You can’t rest after just a year of good growth – Economist tells Ghana

Albert Zeufack

Managers of the Ghanaian economy have been advised not to be complacent just because the country has seen a year of significant growth in 2017. This is because the growth was powered by largely unsustainable factors such as commodity prices.

Last week, the Ghana Statistical Service rebased the economy and presented new data on how the Ghanaian economy has fared over the past year. The data shows that, the economy recorded an average growth rate of 8.1 per cent in 2017 up from 3.7 per cent recorded the previous year.

Ghana’s growth in 2017 has been touted as one of the highest the continent of Africa has seen in 2017 – growing well above the average rate of 2.7 per cent recorded for the entire sub-Saharan Africa. This growth was powered largely by a growing oil sector and rising oil prices on the international market.

But the World Bank’s Chief Economist for Africa, Albert Zeufack, in responding to a question on Ghana’s economy during the launch of the October edition of the Africa’s Pulse, a bi-annual analysis of the state of African economies by the World Bank, cautioned Ghana not to rest as the growth is largely driven by commodity prices which are not sustainable.

“Ghana is estimated to grow around 8.1 per cent in 2017 – and this is one of the fastest growing rates on the African continent. And from our analysis, this certainly is due to the growing oil sector, growing oil exports with favourable prices.
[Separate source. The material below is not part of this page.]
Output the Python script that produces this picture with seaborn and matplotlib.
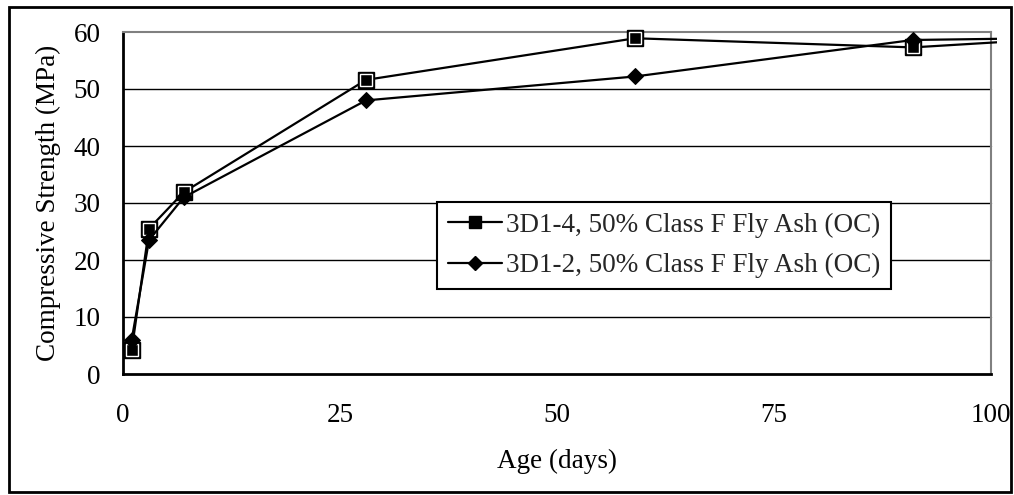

But also you know, a number of reforms being implemented in the country. But again we will want to highlight how volatile growth led by commodity prices is,” Mr Zeufack said, adding, “so we can’t rest on our laurels the moment we have just one year of good growth.”

The report also uncovered that, there are changes in the composition of the debt Africa is contracting and that comes with new risks in debt management and sustainability.

Public debt, the report says remains high and continues to rise in some African countries. And also, US dollar denominated bonds are bound to suffer valuation effects as a result of the appreciation of the US dollar in recent times.

“On public debt, we need to emphasize not only the level of debt but change in composition of debt. Debt is now driven by private sector led – by market driven debt,” says Zeufack.

“Sovereign debt issuance on the Eurobond market just in the first quarter of 2018, African countries have raised more Eurobonds than the whole year of 2017. So it is important to highlight that the overall composition of debt is changing. And I think the key issue is debt sustainability

We are having new partners that fund that debt including China. Debt in itself is not bad. It is bad when it is wasted. When it is invested in inefficient projects”, he said, adding that, China presently funds about a third of Africa’s total debt stock.

Mr. Zeufack advised that debt be put to good use to help in powering growth in the future. He also called on Africa governments to move toward concessionality in loan discussions because of its affordability,  arguing that acquiring non-concessional debt  to fund long term projects like infrastructure makes it difficult for countries to pay back – making that debt unsustainable.

“So if we are contracting non-concessional debts to fund long term projects like infrastructure – as we have seen for Eurobonds, then it’s going to be difficult for our countries to sustain that debt which is basically paying back that debt because it will not probably have had the time to generate the returns to service itself”, he added.

He also said, “When we issue bonds in the market, we need to know already how to manage those new risks that come with it. When we enter new debt for infrastructure, we need to basically understand all the terms and ensure if possible that debt is in concessional terms which is low interest.”

A core message of the October edition of the Pulse 2018 is how to equip African countries to manage the new risks posed by a changing debt composition in order to ensure debt sustainability.